- What the task asks -
All lines in the data bearing the string "this" should be identified and copied.

- Provided data -
━━━━
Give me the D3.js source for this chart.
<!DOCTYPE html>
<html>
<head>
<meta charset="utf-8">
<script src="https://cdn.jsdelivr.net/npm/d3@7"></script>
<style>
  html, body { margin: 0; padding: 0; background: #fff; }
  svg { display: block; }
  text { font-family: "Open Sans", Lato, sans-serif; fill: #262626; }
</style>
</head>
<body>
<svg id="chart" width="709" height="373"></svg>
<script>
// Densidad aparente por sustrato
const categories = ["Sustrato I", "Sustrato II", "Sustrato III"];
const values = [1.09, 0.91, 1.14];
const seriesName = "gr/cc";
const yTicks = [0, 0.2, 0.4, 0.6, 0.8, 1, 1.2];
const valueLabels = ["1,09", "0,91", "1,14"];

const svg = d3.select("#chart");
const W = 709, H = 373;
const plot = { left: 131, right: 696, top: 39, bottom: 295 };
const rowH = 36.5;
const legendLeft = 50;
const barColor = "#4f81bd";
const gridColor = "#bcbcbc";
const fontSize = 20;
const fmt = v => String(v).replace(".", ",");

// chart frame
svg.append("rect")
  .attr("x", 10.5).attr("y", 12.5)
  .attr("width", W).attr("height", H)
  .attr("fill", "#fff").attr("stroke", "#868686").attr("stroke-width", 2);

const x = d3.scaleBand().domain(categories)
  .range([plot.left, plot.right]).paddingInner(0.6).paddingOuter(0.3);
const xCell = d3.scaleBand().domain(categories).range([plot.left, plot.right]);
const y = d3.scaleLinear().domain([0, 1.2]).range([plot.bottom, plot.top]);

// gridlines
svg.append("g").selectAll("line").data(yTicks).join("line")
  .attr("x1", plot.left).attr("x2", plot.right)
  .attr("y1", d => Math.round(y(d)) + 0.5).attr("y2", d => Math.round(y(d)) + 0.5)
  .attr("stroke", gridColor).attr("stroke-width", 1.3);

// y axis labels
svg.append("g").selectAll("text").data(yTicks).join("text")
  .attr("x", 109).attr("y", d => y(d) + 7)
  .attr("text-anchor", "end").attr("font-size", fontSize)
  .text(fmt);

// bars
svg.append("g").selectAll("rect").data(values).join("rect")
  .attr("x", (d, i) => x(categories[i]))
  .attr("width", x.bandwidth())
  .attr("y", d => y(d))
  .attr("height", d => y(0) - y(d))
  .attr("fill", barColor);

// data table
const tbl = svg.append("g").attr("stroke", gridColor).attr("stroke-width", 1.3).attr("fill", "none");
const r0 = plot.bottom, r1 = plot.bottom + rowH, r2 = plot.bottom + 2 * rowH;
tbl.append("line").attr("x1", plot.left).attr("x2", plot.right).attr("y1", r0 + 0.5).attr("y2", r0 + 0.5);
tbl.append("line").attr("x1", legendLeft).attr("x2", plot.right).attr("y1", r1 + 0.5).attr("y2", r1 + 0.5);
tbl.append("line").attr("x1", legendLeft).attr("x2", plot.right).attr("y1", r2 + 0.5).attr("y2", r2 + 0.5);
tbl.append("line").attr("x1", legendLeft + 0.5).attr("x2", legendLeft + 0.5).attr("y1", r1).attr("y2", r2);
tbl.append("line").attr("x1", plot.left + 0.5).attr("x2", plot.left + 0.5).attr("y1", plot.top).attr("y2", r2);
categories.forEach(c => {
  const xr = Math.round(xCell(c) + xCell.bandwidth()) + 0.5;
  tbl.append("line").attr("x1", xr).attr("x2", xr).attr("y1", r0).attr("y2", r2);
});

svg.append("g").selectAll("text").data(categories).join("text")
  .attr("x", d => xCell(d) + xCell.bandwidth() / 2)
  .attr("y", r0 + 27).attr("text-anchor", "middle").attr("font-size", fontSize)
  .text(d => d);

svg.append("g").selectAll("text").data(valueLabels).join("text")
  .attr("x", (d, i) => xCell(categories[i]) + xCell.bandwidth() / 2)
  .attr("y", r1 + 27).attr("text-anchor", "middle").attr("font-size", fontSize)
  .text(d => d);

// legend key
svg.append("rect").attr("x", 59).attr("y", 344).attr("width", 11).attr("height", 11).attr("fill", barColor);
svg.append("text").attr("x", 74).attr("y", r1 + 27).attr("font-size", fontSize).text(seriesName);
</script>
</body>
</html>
━━━━
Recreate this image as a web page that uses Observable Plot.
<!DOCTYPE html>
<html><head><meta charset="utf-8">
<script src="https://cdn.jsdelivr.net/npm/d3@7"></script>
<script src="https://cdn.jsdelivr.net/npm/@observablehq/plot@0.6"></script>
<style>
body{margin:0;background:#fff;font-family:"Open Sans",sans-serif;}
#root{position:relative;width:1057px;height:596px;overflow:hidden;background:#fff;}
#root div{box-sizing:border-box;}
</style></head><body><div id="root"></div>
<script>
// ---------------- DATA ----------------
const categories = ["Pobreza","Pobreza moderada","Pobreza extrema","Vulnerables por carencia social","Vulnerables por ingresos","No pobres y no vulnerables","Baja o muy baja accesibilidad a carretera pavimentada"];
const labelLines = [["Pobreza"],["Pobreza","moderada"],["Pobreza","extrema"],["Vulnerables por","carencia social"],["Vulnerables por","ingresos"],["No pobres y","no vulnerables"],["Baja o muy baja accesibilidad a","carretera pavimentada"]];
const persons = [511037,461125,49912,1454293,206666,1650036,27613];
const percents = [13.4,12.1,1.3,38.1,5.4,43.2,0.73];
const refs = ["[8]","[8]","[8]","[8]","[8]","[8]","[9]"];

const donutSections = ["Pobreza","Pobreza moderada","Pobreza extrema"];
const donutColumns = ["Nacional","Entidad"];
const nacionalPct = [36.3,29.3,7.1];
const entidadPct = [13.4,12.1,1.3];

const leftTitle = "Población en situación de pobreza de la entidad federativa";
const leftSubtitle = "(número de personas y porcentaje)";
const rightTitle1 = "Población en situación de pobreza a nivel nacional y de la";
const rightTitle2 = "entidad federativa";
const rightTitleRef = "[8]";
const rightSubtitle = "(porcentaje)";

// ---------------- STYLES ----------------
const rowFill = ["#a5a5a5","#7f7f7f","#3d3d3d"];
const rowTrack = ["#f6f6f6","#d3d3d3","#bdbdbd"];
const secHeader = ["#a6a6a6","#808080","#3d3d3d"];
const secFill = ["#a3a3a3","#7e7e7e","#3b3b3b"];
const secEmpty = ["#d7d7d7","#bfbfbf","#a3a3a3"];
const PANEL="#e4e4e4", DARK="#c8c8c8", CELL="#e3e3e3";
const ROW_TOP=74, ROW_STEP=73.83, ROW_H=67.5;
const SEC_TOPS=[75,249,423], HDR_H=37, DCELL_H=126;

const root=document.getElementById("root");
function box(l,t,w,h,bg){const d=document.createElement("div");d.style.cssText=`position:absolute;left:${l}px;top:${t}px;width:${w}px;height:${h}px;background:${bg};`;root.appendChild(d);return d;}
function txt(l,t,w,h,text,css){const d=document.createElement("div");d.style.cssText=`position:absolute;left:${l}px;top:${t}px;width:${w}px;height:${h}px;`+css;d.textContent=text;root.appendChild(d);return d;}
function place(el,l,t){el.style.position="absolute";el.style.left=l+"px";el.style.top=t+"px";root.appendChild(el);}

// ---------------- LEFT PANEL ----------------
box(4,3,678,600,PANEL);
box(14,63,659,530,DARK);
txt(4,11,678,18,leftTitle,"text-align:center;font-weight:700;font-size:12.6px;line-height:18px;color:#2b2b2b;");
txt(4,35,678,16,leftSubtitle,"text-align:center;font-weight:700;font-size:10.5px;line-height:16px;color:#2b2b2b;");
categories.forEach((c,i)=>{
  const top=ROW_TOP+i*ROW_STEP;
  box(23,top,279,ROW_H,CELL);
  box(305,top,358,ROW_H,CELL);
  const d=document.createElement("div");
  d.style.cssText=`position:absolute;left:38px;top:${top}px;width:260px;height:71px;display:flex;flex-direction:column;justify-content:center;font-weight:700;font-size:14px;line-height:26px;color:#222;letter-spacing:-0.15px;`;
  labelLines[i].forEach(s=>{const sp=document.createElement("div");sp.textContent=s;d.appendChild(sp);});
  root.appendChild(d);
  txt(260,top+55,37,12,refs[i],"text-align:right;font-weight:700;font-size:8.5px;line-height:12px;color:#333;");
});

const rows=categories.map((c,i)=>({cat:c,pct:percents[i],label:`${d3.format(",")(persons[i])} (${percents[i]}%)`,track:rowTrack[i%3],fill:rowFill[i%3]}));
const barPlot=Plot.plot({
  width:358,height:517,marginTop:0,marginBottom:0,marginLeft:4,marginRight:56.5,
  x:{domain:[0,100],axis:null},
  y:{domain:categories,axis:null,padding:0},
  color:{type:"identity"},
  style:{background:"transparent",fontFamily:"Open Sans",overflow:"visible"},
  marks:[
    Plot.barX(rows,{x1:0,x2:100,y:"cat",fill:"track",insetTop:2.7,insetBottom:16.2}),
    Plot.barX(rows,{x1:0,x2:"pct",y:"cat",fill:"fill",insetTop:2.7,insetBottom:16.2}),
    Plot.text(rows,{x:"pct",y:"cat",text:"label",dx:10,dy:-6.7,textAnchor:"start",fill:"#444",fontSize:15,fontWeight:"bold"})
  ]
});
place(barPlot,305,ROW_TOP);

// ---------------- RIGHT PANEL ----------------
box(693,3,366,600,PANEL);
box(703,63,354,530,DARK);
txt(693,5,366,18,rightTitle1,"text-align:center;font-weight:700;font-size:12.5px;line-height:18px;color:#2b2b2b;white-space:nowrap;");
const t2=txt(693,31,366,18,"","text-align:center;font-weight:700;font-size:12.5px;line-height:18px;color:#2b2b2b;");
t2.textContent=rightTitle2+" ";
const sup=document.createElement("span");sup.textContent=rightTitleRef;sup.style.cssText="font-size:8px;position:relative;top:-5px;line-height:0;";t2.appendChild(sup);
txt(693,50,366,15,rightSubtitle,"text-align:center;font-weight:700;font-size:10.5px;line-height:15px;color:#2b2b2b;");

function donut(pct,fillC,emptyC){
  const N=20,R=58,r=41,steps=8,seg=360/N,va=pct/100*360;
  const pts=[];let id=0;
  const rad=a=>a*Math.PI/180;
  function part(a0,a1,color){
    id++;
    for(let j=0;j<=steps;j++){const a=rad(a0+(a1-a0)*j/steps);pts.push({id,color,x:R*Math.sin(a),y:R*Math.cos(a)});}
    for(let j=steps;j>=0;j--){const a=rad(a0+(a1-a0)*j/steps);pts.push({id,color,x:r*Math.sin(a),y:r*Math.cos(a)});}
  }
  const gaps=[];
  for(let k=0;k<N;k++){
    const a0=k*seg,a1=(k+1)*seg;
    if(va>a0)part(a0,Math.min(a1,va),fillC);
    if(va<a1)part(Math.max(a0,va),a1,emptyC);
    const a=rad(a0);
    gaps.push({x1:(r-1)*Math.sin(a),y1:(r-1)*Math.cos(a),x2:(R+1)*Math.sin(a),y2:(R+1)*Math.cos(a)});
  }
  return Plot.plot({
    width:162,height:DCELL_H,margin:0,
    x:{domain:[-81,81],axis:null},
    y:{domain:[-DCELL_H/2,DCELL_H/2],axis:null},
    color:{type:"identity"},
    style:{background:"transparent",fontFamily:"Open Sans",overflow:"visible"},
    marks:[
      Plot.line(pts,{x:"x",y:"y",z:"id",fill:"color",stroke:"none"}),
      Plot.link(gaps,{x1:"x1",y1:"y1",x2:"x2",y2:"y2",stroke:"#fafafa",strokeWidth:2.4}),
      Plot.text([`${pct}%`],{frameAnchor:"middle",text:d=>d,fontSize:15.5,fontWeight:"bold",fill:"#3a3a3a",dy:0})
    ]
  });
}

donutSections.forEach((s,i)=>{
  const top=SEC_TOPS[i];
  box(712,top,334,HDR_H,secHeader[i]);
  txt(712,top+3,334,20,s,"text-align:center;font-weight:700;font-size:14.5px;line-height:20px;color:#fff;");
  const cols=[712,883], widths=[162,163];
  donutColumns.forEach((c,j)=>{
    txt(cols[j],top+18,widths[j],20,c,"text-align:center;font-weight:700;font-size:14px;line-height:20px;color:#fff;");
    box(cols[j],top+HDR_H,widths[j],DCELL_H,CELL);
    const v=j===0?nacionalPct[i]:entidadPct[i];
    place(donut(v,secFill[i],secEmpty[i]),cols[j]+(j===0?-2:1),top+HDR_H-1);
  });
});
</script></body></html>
━━━━
- Written response -
Give me the D3.js source for this chart.
Recreate this image as a web page that uses Observable Plot.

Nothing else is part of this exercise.